Dr. Sulabh Patel has obtained his interdisciplinary PhD (Discipline: Pharmaceutical Sciences and Co-discipline: Chemistry) from the University of Missouri Kansas City, USA in Jan-2014. He then joined University of Basel & F. Hoffmann La Roche (Basel) collaborative Post-Doctoral program. In July-2015, Dr. Patel joined the department of Drug Delivery, Pharmaceutical Technology and Development (Biologics), Europe as a Research Scientist. Currently, his research area is mainly focused on the development of Long-acting delivery of Biologics and small molecules for the treatment of back of the eye ocular diseases.

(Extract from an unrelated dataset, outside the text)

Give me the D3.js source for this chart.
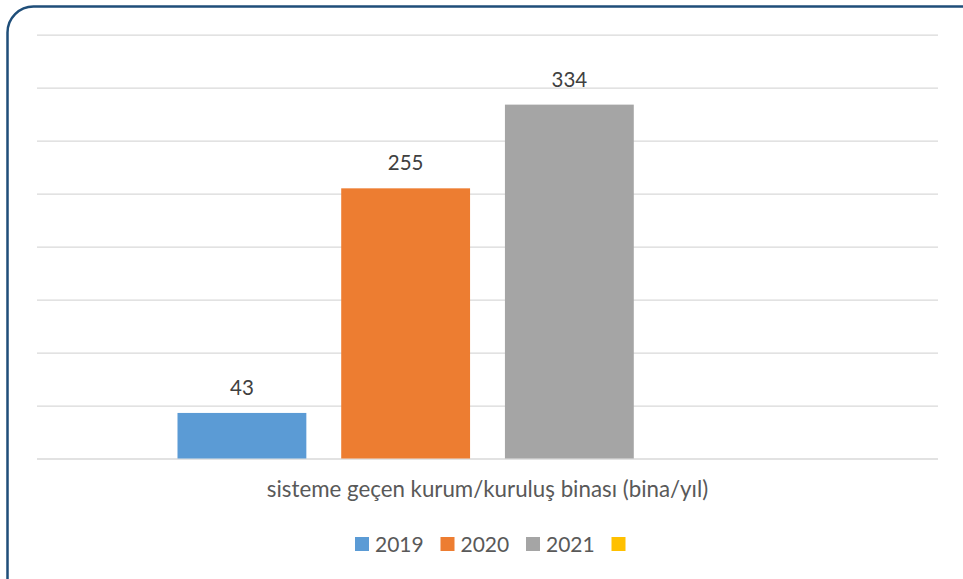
<!DOCTYPE html>
<html>
<head>
<meta charset="utf-8">
<script src="https://cdn.jsdelivr.net/npm/d3@7"></script>
<style>
  html, body { margin: 0; padding: 0; background: #fff; }
  svg { display: block; }
  text { font-family: Lato, "Open Sans", sans-serif; }
</style>
</head>
<body>
<svg id="chart" width="963" height="579"></svg>
<script>
// Chart data
const category = "sisteme geçen kurum/kuruluş binası (bina/yıl)";
const seriesNames = ["2019", "2020", "2021", ""];
const seriesValues = [43, 255, 334, null];
const seriesColors = ["#5B9BD5", "#ED7D31", "#A5A5A5", "#FFC000"];
const yTicks = [0, 50, 100, 150, 200, 250, 300, 350, 400];

const svg = d3.select("#chart");

// Rounded frame around the chart area
svg.append("rect")
  .attr("x", 7.5).attr("y", 6.5)
  .attr("width", 980).attr("height", 600)
  .attr("rx", 26).attr("ry", 26)
  .attr("fill", "#fff")
  .attr("stroke", "#1F4E79")
  .attr("stroke-width", 2.5);

const plot = { left: 37, right: 938, top: 34.7, bottom: 458.5 };

const y = d3.scaleLinear().domain([0, 400]).range([plot.bottom, plot.top]);

// Horizontal gridlines
svg.append("g")
  .attr("transform", `translate(${plot.left},0)`)
  .call(d3.axisLeft(y).tickValues(yTicks).tickSize(-(plot.right - plot.left)).tickFormat(""))
  .call(g => g.select(".domain").remove())
  .call(g => g.selectAll(".tick line").attr("stroke", "#D9D9D9").attr("stroke-width", 1.3));

// Single category band containing all series
const x0 = d3.scaleBand().domain([category]).range([plot.left, plot.right]).paddingInner(0).paddingOuter(0.2266);
const x1 = d3.scaleBand().domain(seriesNames.map((d, i) => i)).range([0, x0.bandwidth()]).paddingInner(0.213).paddingOuter(0);

const bars = seriesNames.map((name, i) => ({ name, value: seriesValues[i], color: seriesColors[i], i }))
  .filter(d => d.value != null);

const g = svg.append("g").attr("transform", `translate(${x0(category)},0)`);

g.selectAll("rect.bar").data(bars).join("rect")
  .attr("class", "bar")
  .attr("x", d => x1(d.i))
  .attr("width", x1.bandwidth())
  .attr("y", d => y(d.value))
  .attr("height", d => y(0) - y(d.value))
  .attr("fill", d => d.color);

g.selectAll("text.val").data(bars).join("text")
  .attr("class", "val")
  .attr("x", d => x1(d.i) + x1.bandwidth() / 2)
  .attr("y", d => y(d.value) - 18)
  .attr("text-anchor", "middle")
  .attr("font-size", 20.5)
  .attr("fill", "#404040")
  .text(d => d.value);

// Category axis label
svg.append("text")
  .attr("x", x0(category) + x0.bandwidth() / 2)
  .attr("y", 497)
  .attr("text-anchor", "middle")
  .attr("font-size", 22.3)
  .attr("fill", "#595959")
  .text(category);

// Legend
const legendItems = seriesNames.map((name, i) => ({ name, color: seriesColors[i] }));
const legend = svg.append("g");
let lx = 355;
legendItems.forEach(d => {
  legend.append("rect")
    .attr("x", lx).attr("y", 537)
    .attr("width", 14).attr("height", 14)
    .attr("fill", d.color);
  legend.append("text")
    .attr("x", lx + 20).attr("y", 551.5)
    .attr("font-size", 21)
    .attr("fill", "#595959")
    .text(d.name);
  lx += 85.5;
});
</script>
</body>
</html>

Following intravitreal (IVT) injection of protein-loaded long acting delivery (LAD) system, therapeutic protein remains in vitreous humor (VH) and gets exposed at physiological pH and temperature for significantly longer duration. Therefore, it is of prime interest to study the stability of protein in VH at physiological conditions. However, so far, this has been proven to be very challenging. In previous work, we have shown that isolated VH exhibits unique behavior of pH alkaline shift upon incubation and formation of smaller MW degradation products. Hence, we have successfully developed a customized dual-chamber ex-vivo intravitreal model (Ex-Vit) effective in maintaining pH and osmolality of VH constant throughout study period, thus enabling long-term stability investigations of protein in the isolated VH.

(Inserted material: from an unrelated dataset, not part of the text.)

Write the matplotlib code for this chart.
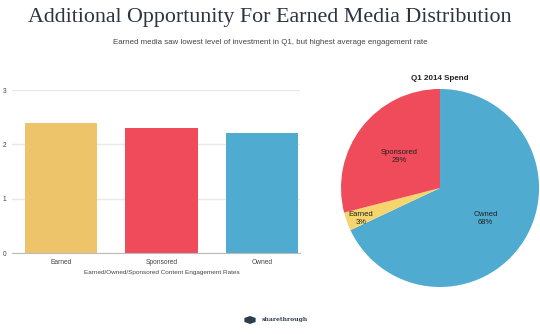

Stability of a model bi-specific mAb (mAb) was evaluated in the isolated porcine VH at 37°C for 3 months. Physical stability of mAb was studied by particle analysis, DSC, SEC, CE-SDS, and microscopically, whereas chemical stability was examined by IEC and LC-MS/MS. The potency (binding affinity) of the protein in the stability samples was estimated by SPR-Biacore. MAb exhibited significantly less fragmentation in VH relative to PBS. Similarly, the loss of binding affinity of mAb was noticeably higher in PBS (~50%) at 3 month time point when compared to VH (~40%). Results indicate that studied mAb exhibited better stability in VH compared to PBS, suggesting that for long-term IVT applications, it would be beneficial to investigate stability in VH instead of PBS.

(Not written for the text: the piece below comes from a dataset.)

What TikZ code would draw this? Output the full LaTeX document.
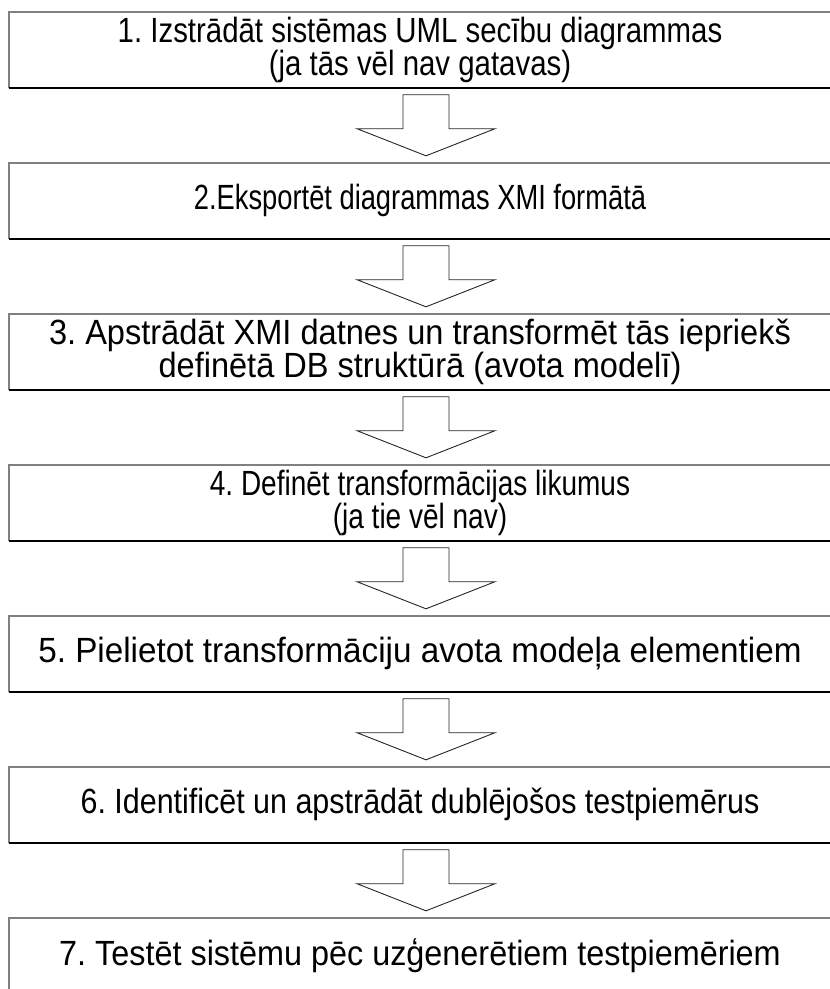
\documentclass[tikz,border=0pt]{standalone}
\usepackage{fontspec}
\setmainfont{Liberation Sans}
\usetikzlibrary{calc}
\tikzset{
  stepbox/.style={rectangle, minimum width=822pt, minimum height=75.5pt, inner sep=0pt,
    align=center, font={\fontsize{35}{33}\selectfont\frenchspacing\addfontfeature{FakeStretch=#1}}},
  topedge/.style={draw=black!50, line width=1.6pt},
  botedge/.style={draw=black, line width=1.6pt},
  blockarrow/.style={draw=black!85, line width=0.9pt, line join=miter}
}
\newcommand\boxedges[1]{%
  \draw[topedge] (#1.south west) -- (#1.north west) -- ([xshift=20pt]#1.north east);
  \draw[botedge] (#1.south west) -- ([xshift=20pt]#1.south east);}
\newcommand\flowarrow[2]{%
  \draw[blockarrow] ($(#1.south)+(-17,7)$) -- ($(#1.south)+(29,7)$)
    -- ($(#1.south)+(29,41)$) -- ($(#1.south)+(75,41)$)
    -- ($(#2.north)+(6,-7)$)
    -- ($(#1.south)+(-63,41)$) -- ($(#1.south)+(-17,41)$) -- cycle;}
\begin{document}
\begin{tikzpicture}[x=1pt,y=-1pt]
\useasboundingbox (0,0) rectangle (830,989);
\clip (0,0) rectangle (830,989);
\node[stepbox=0.84] (b1) at (420,49.75) {1. Izstrādāt sistēmas UML secību diagrammas\\(ja tās vēl nav gatavas)};
\node[stepbox=0.78] (b2) at (420,200.75) {2.Eksportēt diagrammas XMI formātā};
\node[stepbox=0.93] (b3) at (420,351.75) {3. Apstrādāt XMI datnes un transformēt tās iepriekš\\definētā DB struktūrā (avota modelī)};
\node[stepbox=0.80] (b4) at (420,502.75) {4. Definēt transformācijas likumus\\(ja tie vēl nav)};
\node[stepbox=0.95] (b5) at (420,653.75) {5. Pielietot transformāciju avota modeļa elementiem};
\node[stepbox=0.87] (b6) at (420,804.75) {6. Identificēt un apstrādāt dublējošos testpiemērus};
\node[stepbox=0.925] (b7) at (420,955.75) {7. Testēt sistēmu pēc uzģenerētiem testpiemēriem};
\foreach \b in {b1,b2,b3,b4,b5,b6,b7} {\boxedges{\b}}
\flowarrow{b1}{b2}
\flowarrow{b2}{b3}
\flowarrow{b3}{b4}
\flowarrow{b4}{b5}
\flowarrow{b5}{b6}
\flowarrow{b6}{b7}
\end{tikzpicture}
\end{document}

In summary, newly developed Ex-Vit model is suitable to predict long-term stability of proteins and other molecules following IVT injection. Another perspective of application is to estimate release characteristics from controlled release IVT drug delivery systems.
Audience will learn:
•Currently, PBS is considered as a gold-standard to evaluate protein stability or release behavior of therapeutics following intravitreal injection. It is mainly due to the lack of advanced and more predictive in-vitro/ex-vivo models.
•The ExVit model discussed in this talk can be used to predict long-term stability of therapeutic protein in the isolated VH. Hence, the results obtained using ExVit model would be more realistic to the in-vivo situation than the PBS.
•It can be a simple and cost effective experimental tool which can be easily set-up in any lab.
•Accounted to these facts, it can offer tremendous advantage during conventional protein formulation development and also for the development of LAD intended for intraocular delivery.